Jakarta, Aktual.co — Hampir enam bulan masa pemerintahan Joko Widodo-JK belum juga menelorkan roadmap perekonomian Indonesia. Jargon Ekonomi Indonesia mandiri dan berdaulat, dan Indonesia Hebat tidak terbukti, namun justru kondisi negeri makin terperosok permainan pasar bebas.
“Rupiah merosot, mafia bahan pokok bebas bermain, subsidi BBM dan subsidi gas untuk rakyat dihapus. Harga bahan pokok melambung merupakan bukti pasar dalam negeri masih tergantung impor. Negara seperti tidak bisa berbuat apa-apa,” ujar pengusaha muda di sektor industri strategis, Hendrik Kawilarang Luntungan di Jakarta, Rabu (25/3).
Namun yang terjadi selama pemerintahan Jokowi-JK malah sebaliknya. Makro ekonomi tak juga membaik, penegakan hukum bermasalah dan terakhir konflik politik makin terbuka.
“Malah diperburuk dengan masalah penegakan hukum dan konflik politik di tingkat nasional,” ujar Luntungan yang juga merupakan Wakil Sekjen Perindo.
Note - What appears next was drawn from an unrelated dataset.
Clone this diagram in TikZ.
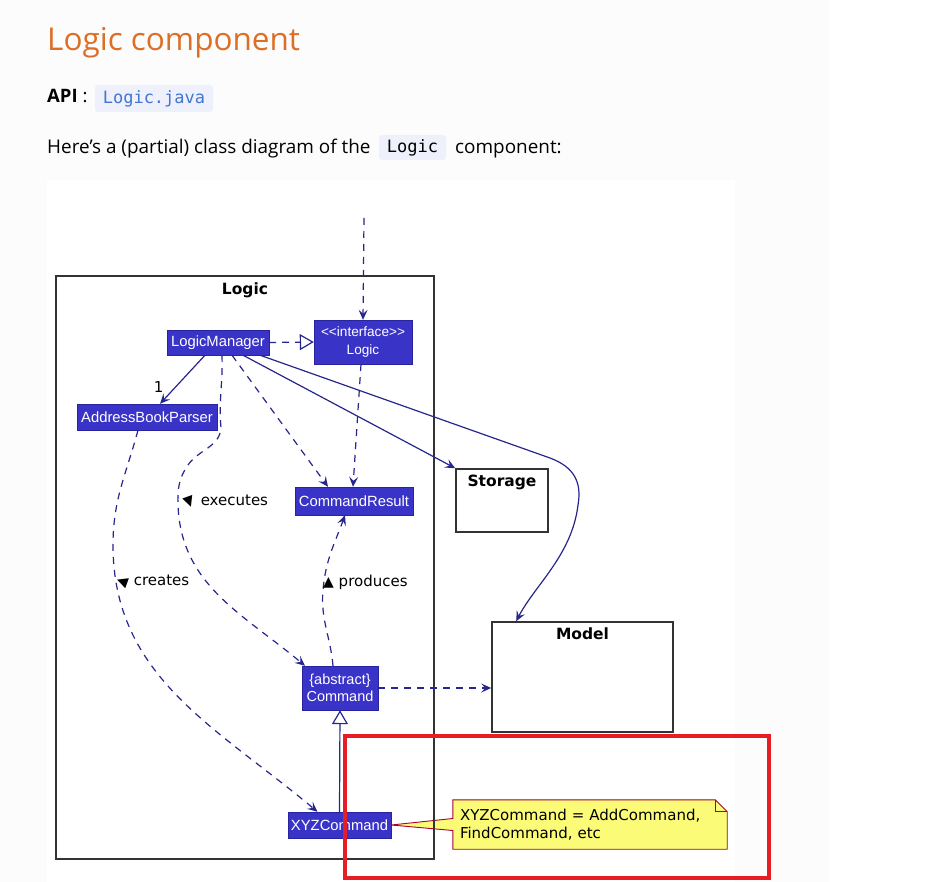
\documentclass[tikz,border=0pt]{standalone}
\usepackage{fontspec}
\setmainfont{Open Sans}
\newfontfamily\umlfont{Liberation Sans}
\newfontfamily\labelfont{DejaVu Sans}
\newfontfamily\codefont{DejaVu Sans Mono}
\usetikzlibrary{arrows.meta, positioning, calc, backgrounds}

\definecolor{pagebg}{RGB}{252,252,252}
\definecolor{titleorange}{RGB}{221,110,38}
\definecolor{codebg}{RGB}{238,240,251}
\definecolor{codeblue}{RGB}{66,118,208}
\definecolor{clsblue}{RGB}{57,52,199}
\definecolor{clsborder}{RGB}{40,36,160}
\definecolor{linkblue}{RGB}{38,38,140}
\definecolor{pkggray}{RGB}{51,51,51}
\definecolor{noteyellow}{RGB}{251,251,119}
\definecolor{noteborder}{RGB}{168,0,54}
\definecolor{markred}{RGB}{232,28,36}

\tikzset{
  cls/.style={draw=clsborder, fill=clsblue, text=white, inner sep=0pt, align=center,
    font=\umlfont\fontsize{14.8}{17}\selectfont},
  comp/.style={draw=pkggray, line width=1.6pt, fill=white, inner sep=0pt},
  comptitle/.style={anchor=north, inner sep=6.5pt, font=\labelfont\bfseries\fontsize{15.5}{18}\selectfont},
  lbl/.style={inner sep=1pt, font=\labelfont\fontsize{15}{18}\selectfont},
  code/.style={fill=codebg, rounded corners=3pt, inner sep=0pt, font=\codefont\fontsize{17}{20}\selectfont},
  dep/.style={draw=linkblue, line width=1.2pt, dash pattern=on 7pt off 6pt,
    -{Stealth[length=10pt, width=9pt, inset=4pt]}},
  assoc/.style={draw=linkblue, line width=1.2pt, -{Stealth[length=10pt, width=9pt, inset=4pt]}},
  real/.style={draw=linkblue, line width=1.2pt, dash pattern=on 7pt off 6pt,
    -{Triangle[open, fill=white, length=14pt, width=16pt]}},
  gen/.style={draw=linkblue, line width=1.2pt, -{Triangle[open, fill=white, length=14pt, width=16pt]}},
}

\newcommand{\dirmark}[2]{\rotatebox[origin=c]{#1}{\fontsize{14}{14}\selectfont #2}}

\begin{document}
\begin{tikzpicture}[x=1pt, y=-1pt]
  \useasboundingbox (0,0) rectangle (948,882);

  % page and picture background
  \begin{scope}[on background layer]
    \fill[pagebg] (0,0) rectangle (830,882);
    \fill[white] (830,0) rectangle (948,882);
    \fill[white] (47,180) rectangle (735,882);
  \end{scope}

  % heading and text
  \node[anchor=base west, inner sep=0pt, text=titleorange, font=\fontsize{31.5}{38}\selectfont] (title) at (47,51) {Logic component};
  \node[anchor=base west, inner sep=0pt, font=\fontsize{18.5}{22}\selectfont] (api) at (47,103) {\textbf{API} :};
  \node[code, text=codeblue, minimum width=118pt, minimum height=27pt] (apifile) at (154,98.5) {Logic.java};
  \node[anchor=base west, inner sep=0pt, font=\fontsize{18.9}{22}\selectfont] (intro) at (47,154) {Here’s a (partial) class diagram of the};
  \node[code, minimum width=67pt, minimum height=25pt] (introcode) at (412.5,147.5) {Logic};
  \node[anchor=base west, inner sep=0pt, font=\fontsize{18.9}{22}\selectfont] (introend) at (455,154) {component:};

  % logic package
  \node[draw=pkggray, line width=2pt, minimum width=378pt, minimum height=583pt,
    label={[comptitle, inner sep=8pt]north:Logic}] (logicpkg) at (245,567.5) {};

  % classes
  \node[cls, minimum width=102pt, minimum height=25pt] (manager) at (218,342.5) {LogicManager};
  \node[cls, minimum width=98pt, minimum height=44pt, font=\umlfont\fontsize{13.6}{18}\selectfont] (logic) at (363,342) {\textless\textless interface\textgreater\textgreater\\Logic};
  \node[cls, minimum width=140pt, minimum height=26pt] (parser) at (147,417) {AddressBookParser};
  \node[cls, minimum width=118pt, minimum height=28pt] (result) at (354,501) {CommandResult};
  \node[cls, minimum width=76pt, minimum height=44pt, font=\umlfont\fontsize{14.5}{17}\selectfont] (command) at (340,688) {\{abstract\}\\Command};
  \node[cls, minimum width=103pt, minimum height=26pt] (xyz) at (339.5,825) {XYZCommand};

  % other components
  \node[comp, minimum width=92pt, minimum height=63pt, label={[comptitle]north:Storage}] (storage) at (502,500.5) {};
  \node[comp, minimum width=181pt, minimum height=110pt, label={[comptitle]north:Model}] (model) at (582.5,677) {};

  % connectors
  \coordinate (entry) at (364,218);
  \draw[dep] (entry) -- (logic.north);
  \draw[real] (manager.east) -- (logic.west);
  \draw[assoc] ([xshift=-13pt]manager.south) -- ([xshift=13pt]parser.north)
    node[lbl, pos=0.8, anchor=south east, xshift=-4pt] {1};
  \draw[dep] ([xshift=14pt]manager.south) -- ([xshift=-26pt]result.north);
  \draw[dep] ([xshift=-2pt]logic.south) -- ([xshift=-1pt]result.north);
  \draw[assoc] ([xshift=25pt]manager.south) -- (storage.north west);
  \draw[assoc] ([xshift=42pt]manager.south) -- (550,458)
    .. controls (574,467) and (582,482) .. (578,505)
    .. controls (572,555) and (535,585) .. ([xshift=25pt]model.north west);
  \draw[dep] ([xshift=4pt]manager.south) to[out=-88, in=95] (221,428)
    to[out=-95, in=55] (188,465) to[out=-125, in=92] (178,505)
    to[out=-88, in=140] ([xshift=-35pt]command.north);
  \draw[dep] ([xshift=-9pt]parser.south) to[out=-105, in=90] (113,545)
    to[out=-90, in=140] ([xshift=-22pt]xyz.north);
  \draw[dep] ([xshift=-7pt]command.north) to[out=95, in=-95] (323,590)
    to[out=85, in=-110] ([xshift=-9pt]result.south);
  \draw[dep] (command.east) -- (command.east -| model.west);
  \draw[gen] (xyz.north) -- (command.south);

  % connector labels
  \node[lbl, anchor=west] (execlabel) at (181,502) {\dirmark{20}{▼}\ executes};
  \node[lbl, anchor=west] (createlabel) at (114,582) {\dirmark{-20}{◀}\ creates};
  \node[lbl, anchor=west] (producelabel) at (322,582) {\dirmark{0}{▲}\ produces};

  % note
  \node[lbl, inner sep=0pt, minimum width=274pt, minimum height=49pt, align=left,
    text width=260pt, font=\labelfont\fontsize{15}{18}\selectfont] (note) at (590,824.5)
    {XYZCommand = AddCommand,\\FindCommand, etc};
  \begin{scope}[on background layer]
    \draw[noteborder, fill=noteyellow, line width=0.9pt] (note.north west)
      -- ([xshift=-12pt]note.north east) -- ([yshift=-12pt]note.north east)
      -- (note.south east) -- (note.south west) -- ([yshift=-6pt]note.west)
      -- (xyz.east) -- ([yshift=6pt]note.west) -- cycle;
    \draw[noteborder, line width=0.9pt] ([xshift=-12pt]note.north east)
      -- ([xshift=-12pt, yshift=-12pt]note.north east) -- ([yshift=-12pt]note.north east);
  \end{scope}

  % highlight
  \node[draw=markred, line width=4pt, minimum width=424pt, minimum height=142pt] (highlight) at (557,807) {};
\end{tikzpicture}
\end{document}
Jika yang dikejar pemerintah adalah target investasi, kondisi ini jelas tidak menarik calon penanam modal. Bisa jadi mereka berpikir ulang, lalu mengalihkan rencana investasinya ke negara yang lebih aman.
Kedaulatan dan kemandirian ekonomi bangsa harus berbasis usaha dan pengusaha dalam negeri yang satu dekade terakhir sudah menunjukkan prestasi mampu membawa Indonesia keluar dari krisis ekonomi global 2008 lalu.
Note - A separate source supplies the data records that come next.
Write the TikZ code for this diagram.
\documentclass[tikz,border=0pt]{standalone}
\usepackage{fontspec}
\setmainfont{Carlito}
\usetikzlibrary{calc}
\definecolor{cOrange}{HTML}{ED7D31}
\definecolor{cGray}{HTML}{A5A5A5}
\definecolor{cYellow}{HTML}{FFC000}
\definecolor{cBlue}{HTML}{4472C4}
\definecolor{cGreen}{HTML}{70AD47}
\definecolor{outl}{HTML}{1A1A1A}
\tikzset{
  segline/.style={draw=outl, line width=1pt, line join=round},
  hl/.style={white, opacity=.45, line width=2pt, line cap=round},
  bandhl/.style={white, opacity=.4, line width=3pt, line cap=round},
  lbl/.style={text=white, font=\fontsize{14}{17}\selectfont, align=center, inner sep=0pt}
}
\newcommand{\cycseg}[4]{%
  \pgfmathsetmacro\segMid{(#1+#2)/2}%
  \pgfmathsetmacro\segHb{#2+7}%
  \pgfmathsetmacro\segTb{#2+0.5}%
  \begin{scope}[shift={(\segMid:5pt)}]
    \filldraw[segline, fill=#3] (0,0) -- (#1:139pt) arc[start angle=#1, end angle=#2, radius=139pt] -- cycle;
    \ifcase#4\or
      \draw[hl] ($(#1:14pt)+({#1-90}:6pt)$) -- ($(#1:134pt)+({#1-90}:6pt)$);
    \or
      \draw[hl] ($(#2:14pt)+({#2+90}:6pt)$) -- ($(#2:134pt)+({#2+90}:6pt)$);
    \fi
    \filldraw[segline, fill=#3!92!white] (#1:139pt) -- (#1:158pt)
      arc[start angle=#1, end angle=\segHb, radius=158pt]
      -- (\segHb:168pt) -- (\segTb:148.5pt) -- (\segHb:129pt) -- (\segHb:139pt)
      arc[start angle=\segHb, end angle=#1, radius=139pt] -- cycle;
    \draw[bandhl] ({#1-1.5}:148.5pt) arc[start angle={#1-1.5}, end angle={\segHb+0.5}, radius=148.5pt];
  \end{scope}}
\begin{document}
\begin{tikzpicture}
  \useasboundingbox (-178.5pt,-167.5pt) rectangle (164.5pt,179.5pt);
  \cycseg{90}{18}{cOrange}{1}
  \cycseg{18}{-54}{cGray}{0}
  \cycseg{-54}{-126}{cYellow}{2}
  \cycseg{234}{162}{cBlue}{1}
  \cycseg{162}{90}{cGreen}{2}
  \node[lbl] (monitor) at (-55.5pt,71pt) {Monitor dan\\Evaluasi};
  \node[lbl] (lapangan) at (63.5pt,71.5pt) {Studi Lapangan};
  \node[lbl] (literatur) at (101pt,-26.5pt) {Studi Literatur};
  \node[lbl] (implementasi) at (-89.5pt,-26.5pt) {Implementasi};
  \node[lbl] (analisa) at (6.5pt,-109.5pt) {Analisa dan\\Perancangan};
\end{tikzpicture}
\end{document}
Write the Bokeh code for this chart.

“Pemerintah harus mengarahkan perbankan nasional untuk memprioritaskan kredit produktif. Bukan konsumtif seperti terjadi selama ini,” ungkapnya.
Menurutnya, perbankan nasional harus sejalan dengan misi pemerintah. Seperti di Malaysia dan Singapura. Insentif lain adalah di bidang pajak dan fiskal. Ini karena masih banyak usaha lokal yang mengandalkan komponen impor. Setelah rentang waktu tertentu, setelah usaha mereka mandiri, pemerintah bisa mencabut kelonggaran itu.
“Kemajuan suatu negara tidak bisa dilepaskan dari peran pemerintahnya,” pungkasnya.